Saturday, August 21, 2004

Pacific's legacy: San Diego Reader examines Bill and Steve Schanes' Pacific Comics, which grew from one store in 1974 to a distribution company in the late '70s, then to a ground-breaking publisher in the early '80s, releasing books by the likes of Jack Kirby, Mike Grell, Dave Stevens, Mark Evanier and Bruce Jones:

"In many ways, Pacific formed the template for Image Comics, today's most successful San Diego­-based comic company. Image began in 1992 as a publishing imprint where creators could own and profit from their characters. It was founded by Todd McFarlane (who'd made his name drawing Spider-Man and the Hulk), San Diego illustrator Jim Lee (known for an acclaimed run on the Punisher comic), and several other mainstream Marvel artists.

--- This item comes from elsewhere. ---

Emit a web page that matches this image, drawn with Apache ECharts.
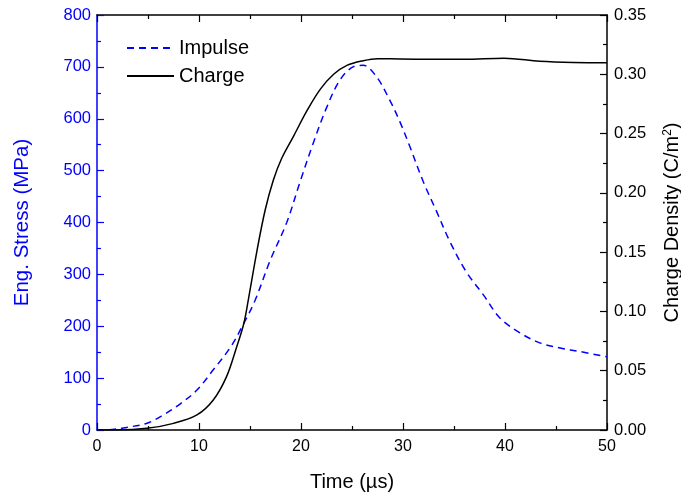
<!DOCTYPE html>
<html><head><meta charset="utf-8">
<script src="https://cdn.jsdelivr.net/npm/echarts@6/dist/echarts.min.js"></script>
<style>html,body{margin:0;padding:0;background:#fff}#c{width:681px;height:496px}</style>
</head><body><div id="c"></div>
<script>
const impulseT = [0, 1.5, 2.9, 4.9, 6.5, 8.2, 9.8, 11.4, 13.1, 14.4, 15.5, 17.0, 18.6, 19.9, 21.2, 22.5, 23.8, 25.1, 26.1, 27.4, 28.7, 29.7, 30.7, 32.0, 33.3, 34.6, 36.2, 37.9, 39.5, 41.5, 43.4, 45.4, 47.4, 50];
const impulseV = [0, 1, 5, 13, 29, 51, 77, 116, 160, 206, 250, 328, 400, 478, 553, 621, 674, 700, 703, 681, 636, 594, 545, 478, 421, 363, 305, 260, 216, 187, 168, 158, 151, 141];
const chargeT = [0, 2, 4.9, 7.5, 9.8, 11.4, 12.7, 13.7, 14.4, 14.9, 15.7, 16.5, 17.3, 18.1, 19.25, 20.6, 21.9, 23.2, 24.5, 26.1, 27.5, 29.7, 33, 36, 39.9, 43.4, 46.7, 50];
const chargeV = [0, 0, 0.0014, 0.0056, 0.0127, 0.0253, 0.045, 0.0703, 0.09, 0.113, 0.152, 0.186, 0.211, 0.229, 0.2475, 0.2695, 0.2875, 0.300, 0.3075, 0.3115, 0.3132, 0.3129, 0.3127, 0.3126, 0.3135, 0.311, 0.310, 0.3098];
const xTicks = {min: 0, max: 50, interval: 10};
const yLeft = {min: 0, max: 800, interval: 100};
const yRight = {min: 0, max: 0.35, interval: 0.05};

const font = 'Liberation Sans, Arial, sans-serif';
const chart = echarts.init(document.getElementById('c'));
const zip = (a, b) => a.map((t, i) => [t, b[i]]);
const tick = c => ({inside: true, length: 7, lineStyle: {color: c, width: 1.2}});
const minor = c => ({show: true, splitNumber: 2, length: 4, lineStyle: {color: c, width: 1.2}});
chart.setOption({
  animation: false,
  grid: {left: 97, right: 74, top: 15, bottom: 66, outerBoundsMode: 'none', containLabel: false},
  legend: {
    left: 121, top: 33, orient: 'vertical', itemWidth: 47, itemHeight: 14, itemGap: 8,
    itemStyle: {opacity: 0},
    textStyle: {fontFamily: font, fontSize: 20, color: '#000'},
    data: ['Impulse', 'Charge']
  },
  xAxis: [{
    type: 'value', min: xTicks.min, max: xTicks.max, interval: xTicks.interval,
    name: 'Time (\u00b5s)', nameLocation: 'middle', nameGap: 42,
    nameTextStyle: {fontFamily: font, fontSize: 20, color: '#000'},
    axisLine: {onZero: false, lineStyle: {color: '#000', width: 1.5}},
    axisTick: tick('#000'), minorTick: minor('#000'),
    axisLabel: {fontFamily: font, fontSize: 16, color: '#000', margin: 9},
    splitLine: {show: false}
  }, {
    type: 'value', position: 'top', min: xTicks.min, max: xTicks.max, interval: xTicks.interval,
    axisLine: {show: true, onZero: false, lineStyle: {color: '#000', width: 1.5}},
    axisTick: tick('#000'), minorTick: minor('#000'),
    axisLabel: {show: false}, splitLine: {show: false}
  }],
  yAxis: [{
    type: 'value', position: 'left', min: yLeft.min, max: yLeft.max, interval: yLeft.interval,
    name: 'Eng. Stress (MPa)', nameLocation: 'middle', nameGap: 64,
    nameTextStyle: {fontFamily: font, fontSize: 20.5, color: '#0000ff'},
    axisLine: {show: true, onZero: false, lineStyle: {color: '#0000ff', width: 1.5}},
    axisTick: tick('#0000ff'), minorTick: minor('#0000ff'),
    axisLabel: {fontFamily: font, fontSize: 16.5, color: '#0000ff', margin: 6},
    splitLine: {show: false}
  }, {
    type: 'value', position: 'right', min: yRight.min, max: yRight.max, interval: yRight.interval,
    name: 'Charge Density (C/m{sup|2})', nameLocation: 'middle', nameGap: 55,
    nameTextStyle: {fontFamily: font, fontSize: 20, color: '#000',
      rich: {sup: {fontFamily: font, fontSize: 12, color: '#000', verticalAlign: 'top', padding: [0, 0, 9, 0]}}},
    axisLine: {show: true, onZero: false, lineStyle: {color: '#000', width: 1.5}},
    axisTick: tick('#000'), minorTick: minor('#000'),
    axisLabel: {fontFamily: font, fontSize: 16.5, color: '#000', margin: 7, formatter: v => v.toFixed(2)},
    splitLine: {show: false}
  }],
  series: [{
    name: 'Impulse', type: 'line', yAxisIndex: 0, showSymbol: false, symbol: 'none', smooth: 0.35,
    data: zip(impulseT, impulseV), itemStyle: {color: '#0000ff'},
    lineStyle: {color: '#0000ff', width: 1.5, type: [7, 5]}
  }, {
    name: 'Charge', type: 'line', yAxisIndex: 1, showSymbol: false, symbol: 'none', smooth: 0.35,
    data: zip(chargeT, chargeV), itemStyle: {color: '#000'},
    lineStyle: {color: '#000', width: 1.5}
  }]
});
</script></body></html>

Others joined up to form a staff of creators, including Jim Valentino, who'd once worked as a shipping clerk at Pacific's San Diego warehouse (I'm told I was hired at Pacific as Valentino's replacement). Sales of Image titles, such as Spawn and Wildcats, quickly rivaled Marvel and DC in numbers that nobody before them, not even Pacific, had ever managed to pull off. Once again, the Big Two were forced to play catch-up with an upstart new indie publisher. Reportedly over a million copies of Todd McFarlane's Spawn #1 were printed and snapped up in multiples by eager comic consumers who made Image comics the best-selling independent titles of the past quarter century."